Figure scripts
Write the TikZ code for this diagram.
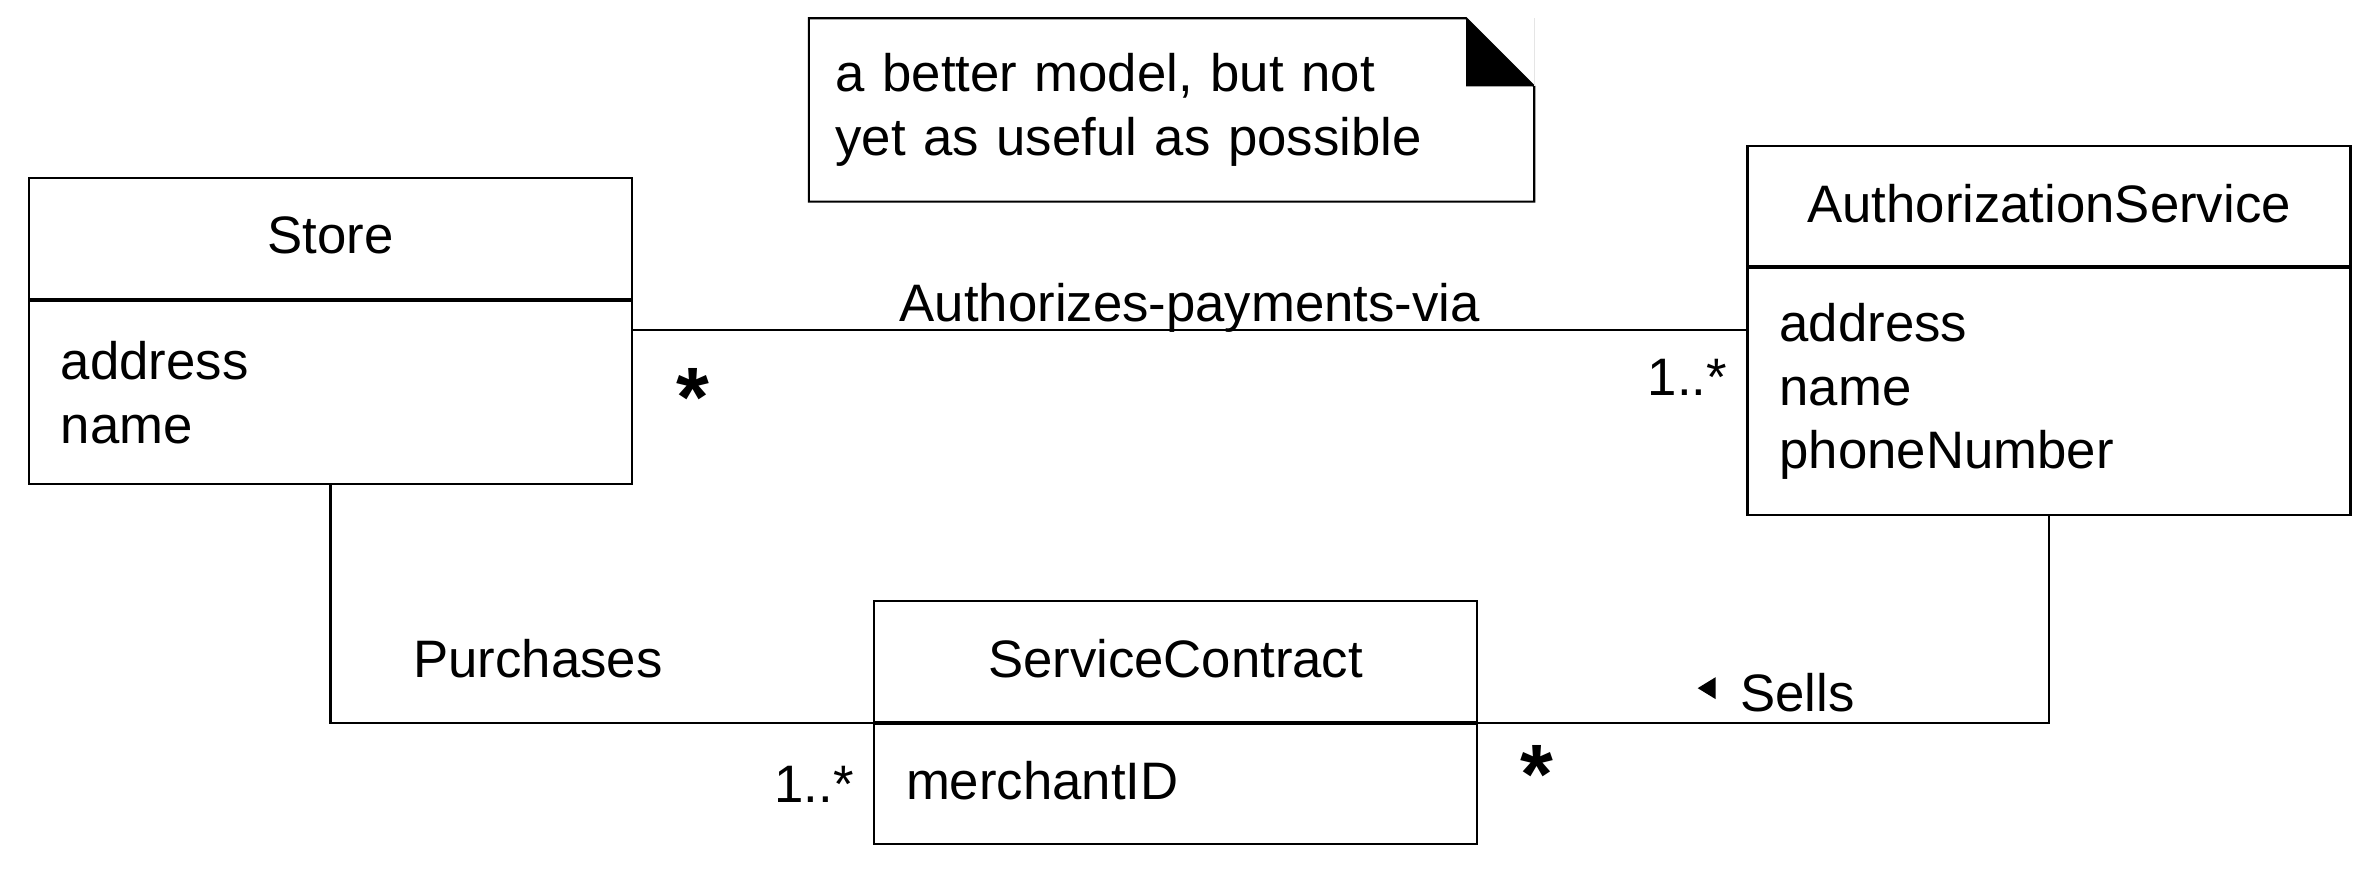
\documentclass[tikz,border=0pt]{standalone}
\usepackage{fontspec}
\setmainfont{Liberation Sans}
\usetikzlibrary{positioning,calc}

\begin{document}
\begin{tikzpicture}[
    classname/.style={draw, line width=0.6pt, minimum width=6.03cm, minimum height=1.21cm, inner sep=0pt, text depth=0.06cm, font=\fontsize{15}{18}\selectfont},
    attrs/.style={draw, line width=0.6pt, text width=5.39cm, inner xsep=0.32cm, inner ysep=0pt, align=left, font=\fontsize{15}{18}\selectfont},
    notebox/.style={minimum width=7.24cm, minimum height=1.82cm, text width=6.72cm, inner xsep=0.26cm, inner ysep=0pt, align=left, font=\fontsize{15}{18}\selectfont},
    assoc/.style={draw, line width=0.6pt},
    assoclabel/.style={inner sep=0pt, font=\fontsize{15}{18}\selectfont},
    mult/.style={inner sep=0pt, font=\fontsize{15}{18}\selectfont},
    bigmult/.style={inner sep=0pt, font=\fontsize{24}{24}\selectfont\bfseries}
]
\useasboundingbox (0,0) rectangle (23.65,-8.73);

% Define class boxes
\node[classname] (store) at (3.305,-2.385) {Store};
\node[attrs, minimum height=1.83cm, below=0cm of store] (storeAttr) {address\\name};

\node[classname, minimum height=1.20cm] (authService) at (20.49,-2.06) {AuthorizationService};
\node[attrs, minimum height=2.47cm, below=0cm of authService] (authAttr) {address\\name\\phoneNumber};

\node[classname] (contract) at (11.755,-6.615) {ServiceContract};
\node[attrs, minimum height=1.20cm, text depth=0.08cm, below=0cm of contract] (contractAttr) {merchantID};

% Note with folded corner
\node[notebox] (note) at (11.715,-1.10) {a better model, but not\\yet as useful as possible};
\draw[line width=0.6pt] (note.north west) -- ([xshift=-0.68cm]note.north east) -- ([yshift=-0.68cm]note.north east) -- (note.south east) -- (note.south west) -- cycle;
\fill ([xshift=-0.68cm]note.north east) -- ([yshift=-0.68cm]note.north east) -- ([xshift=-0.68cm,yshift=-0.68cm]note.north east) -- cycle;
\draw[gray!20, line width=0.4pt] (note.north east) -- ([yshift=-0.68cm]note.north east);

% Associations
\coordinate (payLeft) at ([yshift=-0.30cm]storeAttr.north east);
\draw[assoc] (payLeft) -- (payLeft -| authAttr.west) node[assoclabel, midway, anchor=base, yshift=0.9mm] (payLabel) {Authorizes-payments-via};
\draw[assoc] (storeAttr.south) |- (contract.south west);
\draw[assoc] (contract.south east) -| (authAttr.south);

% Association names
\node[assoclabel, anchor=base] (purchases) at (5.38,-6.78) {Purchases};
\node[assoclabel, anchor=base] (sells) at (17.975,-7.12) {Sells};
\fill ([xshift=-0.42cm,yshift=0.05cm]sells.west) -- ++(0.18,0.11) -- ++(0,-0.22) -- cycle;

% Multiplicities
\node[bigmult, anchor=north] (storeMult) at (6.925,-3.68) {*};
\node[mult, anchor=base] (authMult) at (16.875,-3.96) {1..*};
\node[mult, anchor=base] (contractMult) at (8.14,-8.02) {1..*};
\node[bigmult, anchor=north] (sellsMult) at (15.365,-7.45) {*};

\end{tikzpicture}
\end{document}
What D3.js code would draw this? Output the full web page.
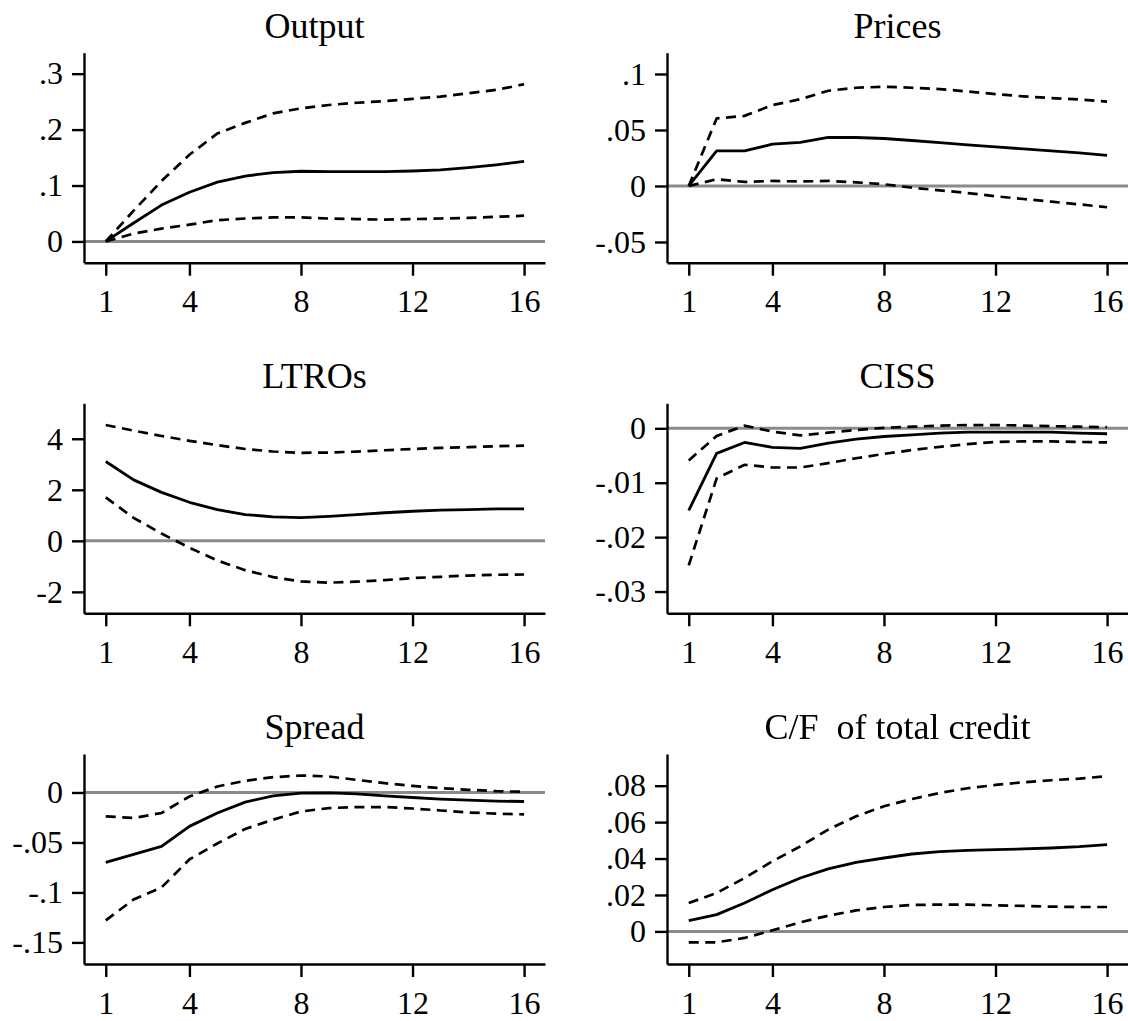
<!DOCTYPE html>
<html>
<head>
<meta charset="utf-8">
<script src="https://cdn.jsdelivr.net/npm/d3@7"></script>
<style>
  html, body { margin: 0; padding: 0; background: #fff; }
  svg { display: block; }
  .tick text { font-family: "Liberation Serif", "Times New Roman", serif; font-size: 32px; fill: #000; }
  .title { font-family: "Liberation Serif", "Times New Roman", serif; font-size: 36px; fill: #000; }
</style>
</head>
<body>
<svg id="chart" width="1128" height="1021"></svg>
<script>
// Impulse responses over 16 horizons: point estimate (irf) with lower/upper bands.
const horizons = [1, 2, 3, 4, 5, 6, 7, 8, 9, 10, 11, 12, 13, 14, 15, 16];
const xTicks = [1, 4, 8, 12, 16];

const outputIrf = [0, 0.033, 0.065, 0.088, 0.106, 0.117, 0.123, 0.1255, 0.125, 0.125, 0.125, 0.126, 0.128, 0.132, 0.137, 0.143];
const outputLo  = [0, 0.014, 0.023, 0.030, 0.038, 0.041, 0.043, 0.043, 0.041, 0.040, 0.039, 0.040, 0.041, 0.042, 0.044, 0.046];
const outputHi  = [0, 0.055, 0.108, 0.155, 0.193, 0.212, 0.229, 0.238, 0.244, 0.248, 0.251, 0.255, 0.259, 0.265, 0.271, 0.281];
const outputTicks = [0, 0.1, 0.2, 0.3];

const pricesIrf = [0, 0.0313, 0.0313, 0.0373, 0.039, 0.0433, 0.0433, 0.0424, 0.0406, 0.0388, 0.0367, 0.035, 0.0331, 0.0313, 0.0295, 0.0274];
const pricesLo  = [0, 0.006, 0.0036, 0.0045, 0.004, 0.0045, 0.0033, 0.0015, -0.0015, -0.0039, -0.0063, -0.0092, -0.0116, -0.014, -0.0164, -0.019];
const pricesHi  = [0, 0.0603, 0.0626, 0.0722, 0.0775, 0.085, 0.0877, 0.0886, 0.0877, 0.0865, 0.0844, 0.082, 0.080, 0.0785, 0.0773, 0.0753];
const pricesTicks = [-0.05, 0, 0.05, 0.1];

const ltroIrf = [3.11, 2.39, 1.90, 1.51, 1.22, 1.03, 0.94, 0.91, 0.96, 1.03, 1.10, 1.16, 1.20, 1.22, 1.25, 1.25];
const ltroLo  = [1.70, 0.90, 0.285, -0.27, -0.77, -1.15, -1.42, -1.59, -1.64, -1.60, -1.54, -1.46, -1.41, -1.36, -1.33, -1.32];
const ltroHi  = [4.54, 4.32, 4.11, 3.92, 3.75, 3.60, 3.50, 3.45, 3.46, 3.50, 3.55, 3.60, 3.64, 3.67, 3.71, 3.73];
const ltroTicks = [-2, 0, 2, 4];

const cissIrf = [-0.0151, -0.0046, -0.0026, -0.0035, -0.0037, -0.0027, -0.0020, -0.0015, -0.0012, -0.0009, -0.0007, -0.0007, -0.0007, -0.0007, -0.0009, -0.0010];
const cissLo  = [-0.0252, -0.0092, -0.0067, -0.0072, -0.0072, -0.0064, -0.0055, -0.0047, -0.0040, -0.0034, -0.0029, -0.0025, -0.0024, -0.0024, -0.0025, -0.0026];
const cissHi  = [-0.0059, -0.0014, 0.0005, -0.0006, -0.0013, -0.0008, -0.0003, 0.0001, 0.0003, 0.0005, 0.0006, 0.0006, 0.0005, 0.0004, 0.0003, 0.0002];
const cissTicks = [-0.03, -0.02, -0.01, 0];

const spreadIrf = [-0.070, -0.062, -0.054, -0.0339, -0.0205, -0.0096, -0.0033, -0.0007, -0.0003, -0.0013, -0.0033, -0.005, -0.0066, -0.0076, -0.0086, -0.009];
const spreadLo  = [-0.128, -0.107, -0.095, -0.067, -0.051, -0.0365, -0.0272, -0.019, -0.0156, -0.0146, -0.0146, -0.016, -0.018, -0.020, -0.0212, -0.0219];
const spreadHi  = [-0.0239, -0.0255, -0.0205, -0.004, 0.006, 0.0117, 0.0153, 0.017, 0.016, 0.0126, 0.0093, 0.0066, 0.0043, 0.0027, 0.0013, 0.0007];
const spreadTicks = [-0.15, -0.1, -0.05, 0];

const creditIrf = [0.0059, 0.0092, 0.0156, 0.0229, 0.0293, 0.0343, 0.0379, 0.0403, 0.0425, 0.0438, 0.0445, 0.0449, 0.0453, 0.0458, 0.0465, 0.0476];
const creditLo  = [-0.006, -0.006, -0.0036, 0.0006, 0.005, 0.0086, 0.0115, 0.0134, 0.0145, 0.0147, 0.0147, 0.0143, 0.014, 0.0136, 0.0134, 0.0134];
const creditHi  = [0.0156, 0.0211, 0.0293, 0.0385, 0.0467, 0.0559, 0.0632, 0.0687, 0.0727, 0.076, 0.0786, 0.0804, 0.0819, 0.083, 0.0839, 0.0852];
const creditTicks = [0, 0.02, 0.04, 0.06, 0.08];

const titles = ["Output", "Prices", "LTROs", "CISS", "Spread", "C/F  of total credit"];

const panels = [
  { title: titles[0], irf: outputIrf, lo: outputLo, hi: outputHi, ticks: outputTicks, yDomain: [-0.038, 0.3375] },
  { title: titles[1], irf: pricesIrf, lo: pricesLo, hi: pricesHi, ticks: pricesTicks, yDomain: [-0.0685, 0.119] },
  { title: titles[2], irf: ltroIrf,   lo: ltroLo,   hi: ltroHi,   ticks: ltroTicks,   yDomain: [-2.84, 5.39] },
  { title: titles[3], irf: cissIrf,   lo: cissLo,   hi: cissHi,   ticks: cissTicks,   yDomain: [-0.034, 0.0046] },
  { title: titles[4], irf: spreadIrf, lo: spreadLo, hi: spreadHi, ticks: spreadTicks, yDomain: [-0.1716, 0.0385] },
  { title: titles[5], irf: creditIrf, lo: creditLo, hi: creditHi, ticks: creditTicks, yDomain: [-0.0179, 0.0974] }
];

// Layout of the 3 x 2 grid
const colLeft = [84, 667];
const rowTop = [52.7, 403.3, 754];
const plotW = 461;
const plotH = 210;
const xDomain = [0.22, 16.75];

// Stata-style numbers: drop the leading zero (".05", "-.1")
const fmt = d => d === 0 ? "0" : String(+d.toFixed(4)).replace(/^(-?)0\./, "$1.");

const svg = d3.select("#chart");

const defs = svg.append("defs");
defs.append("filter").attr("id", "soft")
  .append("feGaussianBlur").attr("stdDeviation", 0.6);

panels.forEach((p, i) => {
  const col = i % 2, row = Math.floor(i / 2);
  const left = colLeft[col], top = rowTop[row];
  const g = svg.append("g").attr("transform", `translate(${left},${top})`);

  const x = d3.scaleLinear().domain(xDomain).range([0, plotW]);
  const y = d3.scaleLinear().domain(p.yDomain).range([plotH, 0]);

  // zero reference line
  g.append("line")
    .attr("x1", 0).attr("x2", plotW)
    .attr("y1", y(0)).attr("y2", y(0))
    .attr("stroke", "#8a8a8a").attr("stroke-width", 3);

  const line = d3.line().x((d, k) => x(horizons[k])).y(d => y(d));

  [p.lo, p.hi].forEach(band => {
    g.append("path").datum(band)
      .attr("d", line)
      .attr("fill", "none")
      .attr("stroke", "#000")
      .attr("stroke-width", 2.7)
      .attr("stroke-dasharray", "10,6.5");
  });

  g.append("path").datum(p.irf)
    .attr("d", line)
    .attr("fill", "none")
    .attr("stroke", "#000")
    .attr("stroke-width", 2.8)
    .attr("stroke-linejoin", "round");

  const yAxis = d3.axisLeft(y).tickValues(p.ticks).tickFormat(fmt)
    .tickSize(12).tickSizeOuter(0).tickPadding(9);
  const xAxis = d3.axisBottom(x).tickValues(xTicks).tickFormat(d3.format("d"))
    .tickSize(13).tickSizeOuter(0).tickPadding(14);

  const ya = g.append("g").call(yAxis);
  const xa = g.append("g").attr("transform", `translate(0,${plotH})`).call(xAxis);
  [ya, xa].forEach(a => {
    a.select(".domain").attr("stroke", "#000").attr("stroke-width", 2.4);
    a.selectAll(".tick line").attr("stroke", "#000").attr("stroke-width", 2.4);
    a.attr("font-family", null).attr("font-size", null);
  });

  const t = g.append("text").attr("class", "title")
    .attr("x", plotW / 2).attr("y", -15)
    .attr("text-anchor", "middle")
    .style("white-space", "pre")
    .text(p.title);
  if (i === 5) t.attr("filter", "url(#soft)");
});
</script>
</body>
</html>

» Your goal
The images in the entries above should be left out; please reproduce exactly the lines from the first through the one containing "minimum height=1.20cm, text".

» Answer to this exercise
Write the TikZ code for this diagram.
\documentclass[tikz,border=0pt]{standalone}
\usepackage{fontspec}
\setmainfont{Liberation Sans}
\usetikzlibrary{positioning,calc}

\begin{document}
\begin{tikzpicture}[
    classname/.style={draw, line width=0.6pt, minimum width=6.03cm, minimum height=1.21cm, inner sep=0pt, text depth=0.06cm, font=\fontsize{15}{18}\selectfont},
    attrs/.style={draw, line width=0.6pt, text width=5.39cm, inner xsep=0.32cm, inner ysep=0pt, align=left, font=\fontsize{15}{18}\selectfont},
    notebox/.style={minimum width=7.24cm, minimum height=1.82cm, text width=6.72cm, inner xsep=0.26cm, inner ysep=0pt, align=left, font=\fontsize{15}{18}\selectfont},
    assoc/.style={draw, line width=0.6pt},
    assoclabel/.style={inner sep=0pt, font=\fontsize{15}{18}\selectfont},
    mult/.style={inner sep=0pt, font=\fontsize{15}{18}\selectfont},
    bigmult/.style={inner sep=0pt, font=\fontsize{24}{24}\selectfont\bfseries}
]
\useasboundingbox (0,0) rectangle (23.65,-8.73);

% Define class boxes
\node[classname] (store) at (3.305,-2.385) {Store};
\node[attrs, minimum height=1.83cm, below=0cm of store] (storeAttr) {address\\name};

\node[classname, minimum height=1.20cm] (authService) at (20.49,-2.06) {AuthorizationService};
\node[attrs, minimum height=2.47cm, below=0cm of authService] (authAttr) {address\\name\\phoneNumber};

\node[classname] (contract) at (11.755,-6.615) {ServiceContract};
\node[attrs, minimum height=1.20cm, text depth=0.08cm, below=0cm of contract] (contractAttr) {merchantID};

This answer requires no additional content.